I’ve been vegan for over seven years and my quest for the PERFECT QUESO has finally concluded! This recipe is largely based on Lauren Toyota‘s “the nacho cheese,” which I found in her amazing book Vegan Comfort Classics (if you don’t have it, you should order a copy today – seriously). I made a couple of tweaks based on my taste and the consistency that I desire in my queso. The result is absolute perfection.
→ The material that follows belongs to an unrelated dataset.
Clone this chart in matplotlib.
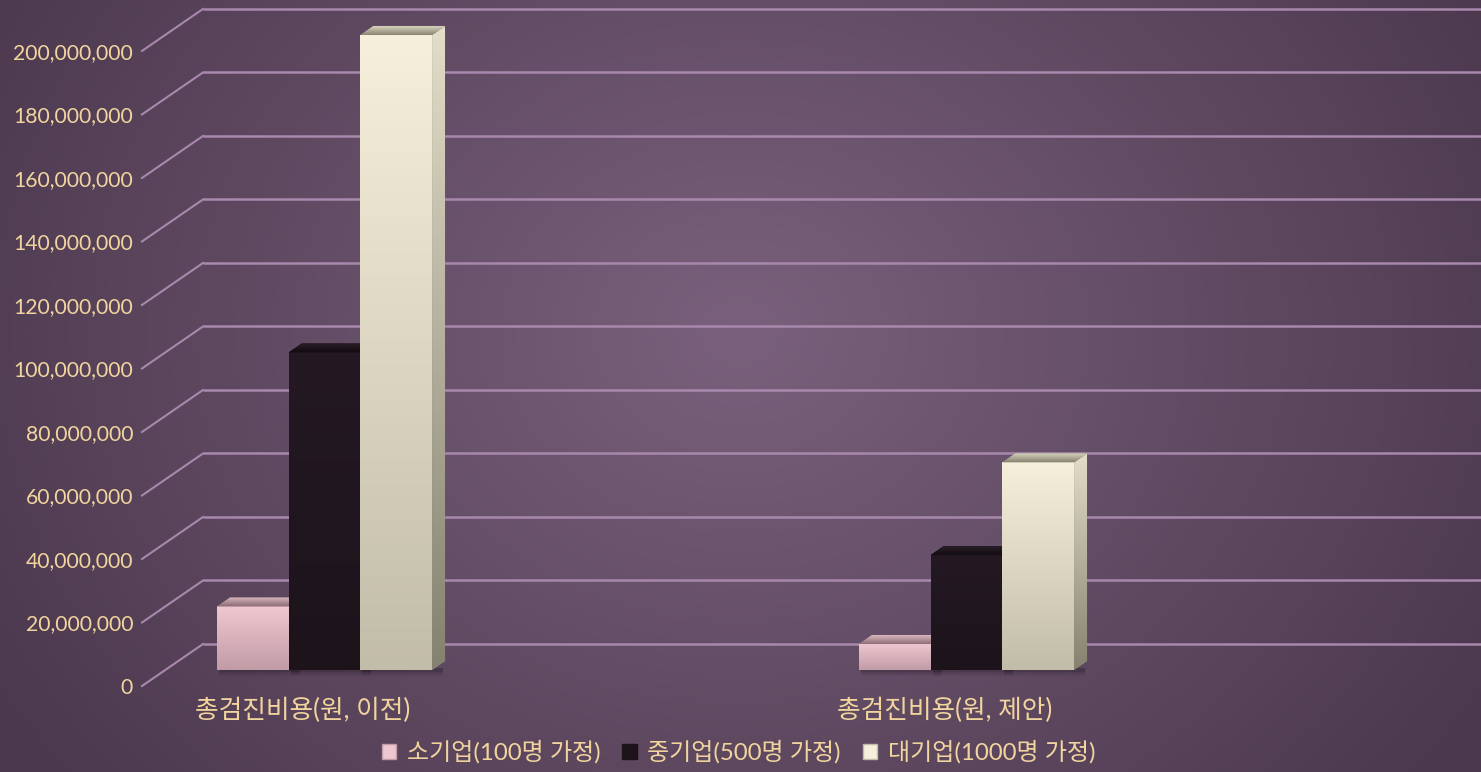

Careful – it’s addictive!

Ingredients:

  • 1 cup of peeled, cubed gold potato (about 1 medium potato)
  • 1/2 cup peeled, diced carrot (about one small to medium carrot)
  • 2 tablespoons vegetable oil
  • 3/4 cup of liquid from boiled vegetables
  • 2 tablespoons nutritional yeast
  • 1 1/2 teaspoons arrowroot starch (aka flour)
  • 1 teaspoon granulated garlic or garlic powder
  • 1 teaspoon granulated onion or onion powder
  • 1/2 teaspoon sea salt
  • 2 teaspoons fresh lemon juice
  • 6 pickled jalapeno slices, plus 3 tablespoons of brine
  • 1 tablespoon tomato paste
  • 1 teaspoon turmeric

Preparation:

  1. Put the potato and carrot in a small pot and cover with just enough water to boil.
  2. Bring to a boil and let the vegetables cook until they are fork-tender, roughly 10-15 minutes (depending on how big or small your pieces are).
  3. Drain the vegetables – but reserve the cooking liquid!
  4. Starting with the cooking liquid, put all ingredients in a high-speed blender.
  5. Blend until completely smooth – 2-3 minutes on high.
  6. Check the temp of your queso. If it isn’t warm enough to enjoy straight from the blender, heat it in a saucepan.
  7. Enjoy!

Notes:

This sauce reheats well, though you may need to add a little water or plant-based milk when reheating to keep the right consistency. This is delicious with chips, on nachos, on potatoes, on tacos, as a dipping sauce for veggies…the possibilities are endless!